Tuesday, August 30, 2011

Day Nine: Unedited ramblings on inequalities

Inequality is hitting me more than just a bitter nagging at the back of my mind. There is no escaping, just better bubbles we create around ourselves. I am priviledged. I have plenty to eat, clean water to drink, somewhere to sleep and bathe, and people who love me. If something goes terribly wrong in my life I can be sure that there will be someway to be rescued from that situation. There is no true physical suffering. I cannot physically understand the struggles of so many people on the world for whom the basic human rights are not respected in their lives.

It is one thing to read about these abstract people, but a completely to meet and talk with them. When you hear about people through others or books, you have a percieved idea in your head of what they are like or what the particular situation. However, when you meet that experience or person face-to-face they become real in way that is hard to ignore. For me, right now, that is the disparity surrounding me. I am sitting in my giant room with a huge comfortable bed of my host family. I have my own space. I have a large group of people on the trip to keep me company in the afternoons. I have the staff of the program there to assist me if anything happens that is less than "acceptable".

Directly outside my window, there are two indigenous women working on the sidewalk trying to sell various typical Guatemalan weavings.

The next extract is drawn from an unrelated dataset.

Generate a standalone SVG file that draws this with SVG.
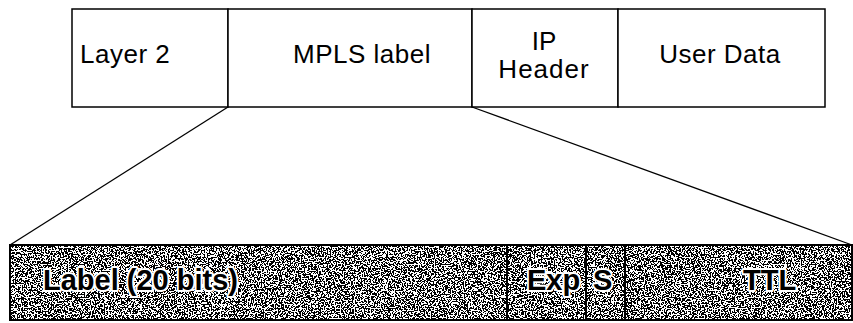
<svg xmlns="http://www.w3.org/2000/svg" width="853" height="323" viewBox="0 0 853 323">
<style>
.box{fill:#fff;stroke:#000;stroke-width:1.5}
.fld{fill:none;stroke:#000;stroke-width:2}
.t{font-family:"Liberation Sans",Arial,sans-serif;font-size:26px;fill:#000}
.b{font-family:"Liberation Sans",Arial,sans-serif;font-size:29px;font-weight:bold;fill:#000;stroke:#fff;stroke-width:4;stroke-linejoin:round;paint-order:stroke}
.ln{stroke:#000;stroke-width:1.3;fill:none}
</style>
<defs>
<filter id="noise" x="0" y="0" width="100%" height="100%" color-interpolation-filters="sRGB">
<feTurbulence type="fractalNoise" baseFrequency="0.7" numOctaves="3" seed="5" result="n"/>
<feColorMatrix in="n" type="matrix" values="0 0 0 0 0  0 0 0 0 0  0 0 0 0 0  3 0 0 0 -1.0" result="m"/>
<feComponentTransfer in="m" result="d"><feFuncA type="discrete" tableValues="0 1"/></feComponentTransfer>
<feComposite in="d" in2="SourceGraphic" operator="in"/>
</filter>
</defs>
<g id="layer2"><rect class="box" x="72" y="9" width="156" height="98"/><text class="t" x="80" y="63" letter-spacing="0.5">Layer 2</text></g>
<g id="mpls"><rect class="box" x="228" y="9" width="244" height="98"/><text class="t" x="362" y="63" text-anchor="middle" letter-spacing="0.5">MPLS label</text></g>
<g id="ip"><rect class="box" x="472" y="9" width="146" height="98"/><text class="t" x="544" y="50" text-anchor="middle" font-size="24">IP</text><text class="t" x="544" y="78" text-anchor="middle" font-size="24" letter-spacing="1">Header</text></g>
<g id="userdata"><rect class="box" x="618" y="9" width="207" height="98"/><text class="t" x="720" y="63" text-anchor="middle" letter-spacing="0.5">User Data</text></g>
<g id="connectors"><line class="ln" x1="228" y1="107" x2="10" y2="245"/><line class="ln" x1="472" y1="107" x2="852" y2="245"/></g>
<g id="fields">
<rect x="10" y="245" width="842" height="75" fill="#fff"/>
<rect x="10" y="245" width="842" height="75" fill="#000" filter="url(#noise)"/>
<g id="f-label"><rect class="fld" x="10" y="245" width="497" height="75"/><text class="b" x="43" y="290">Label (20 bits)</text></g>
<g id="f-exp"><rect class="fld" x="507" y="245" width="79" height="75"/><text class="b" x="527" y="290">Exp</text></g>
<g id="f-s"><rect class="fld" x="586" y="245" width="39" height="75"/><text class="b" x="593" y="290">S</text></g>
<g id="f-ttl"><rect class="fld" x="625" y="245" width="227" height="75"/><text class="b" x="743" y="290">TTL</text></g>
</g>
</svg>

I hear the constant questions as people walk out of the school "handmade".. "por favor".."son bonitos"... "para tu familia"... which is all met with a "no, gracias." If one were to buy or donate money to everyone who asked, you would have to spend hundreds of dollars each day. I wish I had the money to do that. No, actually, I with we could fix the root of the perpetuating inequalities. I'm not saying that we need to move to a completely communist or socialist system, but there are a lot of ways to combat the persistant inequalites that would require less drastic measures.

That's really been on my mind a lot lately. I don't know if got my point across, but the priviledge of being a well-education woman from a society that for its problems, gives me drastically better chances at living a life where at the very least the basic essentials are covered... is hitting me in the face in a way that I definately think it should.

To move from frustration to action is the harder step, but with this afternoon's activities helping out at a local organization working toward sustainable development... we´ll make a small step!